Will your Facebook friends train you to tell great stories?

Women share Alutiiq costumeThe Alutiiq people of remote Kodiak Island in Alaska love social media. And the Alutiiq Museum in Kodiak learned to use their Facebook account for great storytelling by responding to that audience’s appetite for new stories.

“It wasn’t a strategy,” said Katie St. John, Interim Director of the Museum. “Our users trained us over time to post frequently.”

“We thought a weekly post on our acheological digs at Alutiiq sites would be enough,” added April Counceller, a board member and linguist who teaches at Kodiak College. “We only realized over time that our followers want a lot of information.”

They didn’t want to wait a week. They wanted to see what artifact had been found today. And that’s how the Museum learned to use Facebook.

I discovered the Museum’s Facebook page through a LinkedIn discussion. Peter Panapento, Assistant Managing Editor at the Chronicle of Philanthropy kicked it off with the question What nonprofits tell great stories on social media? That conversation is still going on today, so if you have an example, please share it.

Among all the responders, the the Alutiiq Museum’s use of Facebook stood out for its use of photos and the range of information and activity that it invited visitors to explore. A great photo of a whale offshore introduces the Alutiiq-language Work of the Week: “Arlluk” (Orca or Killer Whale).

Scrolling down, you see historic black-and-white images, a recent village sack race, women showing off costumes and a charmingly muddy archaeologist at one of the Museum’s digs. Each image tells a quick story of its own and adds another piece to the wider story of the Alutiiq people.

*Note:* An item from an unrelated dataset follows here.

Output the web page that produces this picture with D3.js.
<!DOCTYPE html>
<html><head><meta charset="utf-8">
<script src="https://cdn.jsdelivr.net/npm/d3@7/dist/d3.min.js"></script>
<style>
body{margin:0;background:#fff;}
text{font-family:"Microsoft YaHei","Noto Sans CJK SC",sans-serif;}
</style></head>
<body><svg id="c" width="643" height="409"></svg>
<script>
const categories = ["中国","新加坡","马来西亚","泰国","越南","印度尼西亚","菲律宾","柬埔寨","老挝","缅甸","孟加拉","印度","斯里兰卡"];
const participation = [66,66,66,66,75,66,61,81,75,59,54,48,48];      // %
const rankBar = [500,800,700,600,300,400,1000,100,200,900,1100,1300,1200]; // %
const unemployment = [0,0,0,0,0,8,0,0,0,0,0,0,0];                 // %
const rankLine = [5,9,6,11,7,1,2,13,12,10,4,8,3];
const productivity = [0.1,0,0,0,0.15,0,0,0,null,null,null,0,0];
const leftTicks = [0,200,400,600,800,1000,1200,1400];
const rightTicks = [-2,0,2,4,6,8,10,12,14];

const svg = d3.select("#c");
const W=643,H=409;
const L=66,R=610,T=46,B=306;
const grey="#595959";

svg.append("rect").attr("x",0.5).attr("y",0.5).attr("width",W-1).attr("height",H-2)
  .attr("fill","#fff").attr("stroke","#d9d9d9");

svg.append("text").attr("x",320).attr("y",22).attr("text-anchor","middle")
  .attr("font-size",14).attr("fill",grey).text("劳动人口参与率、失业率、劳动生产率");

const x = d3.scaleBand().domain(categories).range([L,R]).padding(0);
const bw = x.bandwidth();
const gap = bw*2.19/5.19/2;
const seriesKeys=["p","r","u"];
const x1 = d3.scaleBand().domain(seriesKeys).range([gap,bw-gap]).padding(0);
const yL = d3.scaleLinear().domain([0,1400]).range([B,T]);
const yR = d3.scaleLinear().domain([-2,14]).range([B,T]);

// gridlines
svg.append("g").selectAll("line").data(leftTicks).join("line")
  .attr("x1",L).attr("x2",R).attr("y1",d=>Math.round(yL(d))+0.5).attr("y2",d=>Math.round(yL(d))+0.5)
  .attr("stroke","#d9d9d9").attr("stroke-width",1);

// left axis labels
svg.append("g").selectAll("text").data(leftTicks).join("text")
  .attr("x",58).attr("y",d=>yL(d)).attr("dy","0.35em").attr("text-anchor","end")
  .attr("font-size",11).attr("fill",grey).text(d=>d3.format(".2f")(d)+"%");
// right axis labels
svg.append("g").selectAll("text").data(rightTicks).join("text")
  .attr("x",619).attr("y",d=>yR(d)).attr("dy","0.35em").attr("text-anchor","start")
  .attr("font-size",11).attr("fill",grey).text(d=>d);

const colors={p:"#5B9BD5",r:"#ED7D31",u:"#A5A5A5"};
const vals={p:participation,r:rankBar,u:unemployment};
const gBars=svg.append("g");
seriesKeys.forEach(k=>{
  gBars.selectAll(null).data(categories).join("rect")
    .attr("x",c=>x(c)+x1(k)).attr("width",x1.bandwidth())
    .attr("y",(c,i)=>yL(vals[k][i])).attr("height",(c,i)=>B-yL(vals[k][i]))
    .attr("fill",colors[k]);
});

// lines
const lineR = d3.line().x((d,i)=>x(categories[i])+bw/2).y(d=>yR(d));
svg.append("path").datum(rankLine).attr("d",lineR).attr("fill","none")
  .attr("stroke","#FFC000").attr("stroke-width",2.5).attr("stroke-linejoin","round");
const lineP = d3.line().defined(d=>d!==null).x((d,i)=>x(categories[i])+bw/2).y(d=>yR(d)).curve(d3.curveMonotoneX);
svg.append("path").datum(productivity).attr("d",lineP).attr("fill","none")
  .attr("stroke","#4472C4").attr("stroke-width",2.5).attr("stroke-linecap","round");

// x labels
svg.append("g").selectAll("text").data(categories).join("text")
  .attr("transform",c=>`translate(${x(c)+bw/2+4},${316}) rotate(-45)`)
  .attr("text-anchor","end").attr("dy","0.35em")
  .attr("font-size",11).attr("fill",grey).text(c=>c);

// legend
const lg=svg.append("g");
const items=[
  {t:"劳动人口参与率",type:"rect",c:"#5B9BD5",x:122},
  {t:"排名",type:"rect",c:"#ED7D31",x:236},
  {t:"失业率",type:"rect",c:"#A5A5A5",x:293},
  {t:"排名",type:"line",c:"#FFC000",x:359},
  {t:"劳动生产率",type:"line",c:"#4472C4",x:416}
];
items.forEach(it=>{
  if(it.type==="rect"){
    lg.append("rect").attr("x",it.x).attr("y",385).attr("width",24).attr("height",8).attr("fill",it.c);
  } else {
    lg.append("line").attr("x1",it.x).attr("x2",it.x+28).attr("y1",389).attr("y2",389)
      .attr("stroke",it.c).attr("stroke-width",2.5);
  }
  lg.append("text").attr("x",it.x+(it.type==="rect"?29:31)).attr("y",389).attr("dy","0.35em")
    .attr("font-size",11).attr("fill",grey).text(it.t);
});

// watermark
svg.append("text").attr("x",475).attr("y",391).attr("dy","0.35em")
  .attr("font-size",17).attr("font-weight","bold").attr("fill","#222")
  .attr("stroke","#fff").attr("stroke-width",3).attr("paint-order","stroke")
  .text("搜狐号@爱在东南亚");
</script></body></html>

Likes and comments show lots of engagement from visitors.

April and Katie told me that their Facebook page has become a digital community center reuniting Alutiiqs still living on Kodiak with the roughly equal number now living in Anchorage or the Lower 48. Whether they’ve ever been in Kodiak, or not, the Alutiiq are hungry for knowledge of their past and their community.

And Facebook tells stories about how the Alutiiq Musuem is recording and even helping to reconstruct their cultural heritage. The Facebook Word of the Week is part of a sophisticated program to record and revive the Alutiiq language, which was almost extinguished not long ago. Their archaeology program, use of artifacts  and “digital repatriation” (through intensive photography)  from European collections are helping modern people relearn the secrets of  lost crafts and traditions.

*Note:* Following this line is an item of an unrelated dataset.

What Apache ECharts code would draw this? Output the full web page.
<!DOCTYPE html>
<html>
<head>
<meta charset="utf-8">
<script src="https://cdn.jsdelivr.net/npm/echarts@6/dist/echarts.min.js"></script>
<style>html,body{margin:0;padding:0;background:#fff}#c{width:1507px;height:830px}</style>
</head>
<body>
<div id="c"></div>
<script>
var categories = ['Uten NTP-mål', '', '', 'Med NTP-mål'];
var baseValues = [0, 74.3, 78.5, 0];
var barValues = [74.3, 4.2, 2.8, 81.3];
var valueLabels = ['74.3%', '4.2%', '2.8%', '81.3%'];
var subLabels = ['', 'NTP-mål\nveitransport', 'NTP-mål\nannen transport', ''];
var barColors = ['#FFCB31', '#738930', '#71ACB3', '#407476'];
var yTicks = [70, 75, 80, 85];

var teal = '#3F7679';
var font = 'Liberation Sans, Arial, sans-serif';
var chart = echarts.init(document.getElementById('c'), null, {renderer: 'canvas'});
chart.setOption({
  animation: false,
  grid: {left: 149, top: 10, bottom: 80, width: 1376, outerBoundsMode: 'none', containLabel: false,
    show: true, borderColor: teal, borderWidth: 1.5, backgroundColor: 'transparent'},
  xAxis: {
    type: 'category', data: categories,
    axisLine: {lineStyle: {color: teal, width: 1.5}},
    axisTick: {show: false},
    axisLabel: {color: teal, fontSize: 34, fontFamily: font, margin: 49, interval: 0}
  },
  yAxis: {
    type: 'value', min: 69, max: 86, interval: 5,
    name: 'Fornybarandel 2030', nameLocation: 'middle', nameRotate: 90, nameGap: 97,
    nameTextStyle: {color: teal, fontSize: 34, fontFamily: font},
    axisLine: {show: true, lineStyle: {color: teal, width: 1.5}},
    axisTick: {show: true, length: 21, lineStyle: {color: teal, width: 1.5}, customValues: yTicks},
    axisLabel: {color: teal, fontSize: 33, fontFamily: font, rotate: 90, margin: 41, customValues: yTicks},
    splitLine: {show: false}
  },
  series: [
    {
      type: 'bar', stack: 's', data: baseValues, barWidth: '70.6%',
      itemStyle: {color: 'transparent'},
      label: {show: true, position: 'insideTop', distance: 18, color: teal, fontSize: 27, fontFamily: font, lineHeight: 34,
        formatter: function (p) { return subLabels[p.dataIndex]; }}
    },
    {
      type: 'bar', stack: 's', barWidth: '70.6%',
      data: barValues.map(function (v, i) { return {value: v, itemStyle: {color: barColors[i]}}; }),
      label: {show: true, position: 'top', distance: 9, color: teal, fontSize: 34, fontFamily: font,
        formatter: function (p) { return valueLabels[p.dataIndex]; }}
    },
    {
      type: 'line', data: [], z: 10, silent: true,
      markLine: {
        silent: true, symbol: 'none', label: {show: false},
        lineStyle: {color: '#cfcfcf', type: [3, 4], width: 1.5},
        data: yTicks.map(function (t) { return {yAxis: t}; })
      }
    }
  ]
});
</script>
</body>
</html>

“Our website has thousands of pages of resources and information,” Katie said. “But most people only visit once.” Facebook visitors return many times to comment, connect to deeper information or learn about Musuem programs. Even in remote Kodiak, Alaska, population 6,500, the Musuem greets 7,500 visitors at the door each year. Katie St. John estimates that online and social media expand their reach to another 20,000 people.

The Alutiiq Museum’s Facebook page attracts and engages when many others do not because they listened to what visitors said. April describes it as “well-loved” and you can feel that love. Maybe it takes a little love to  let our audiences teach us how to use new media.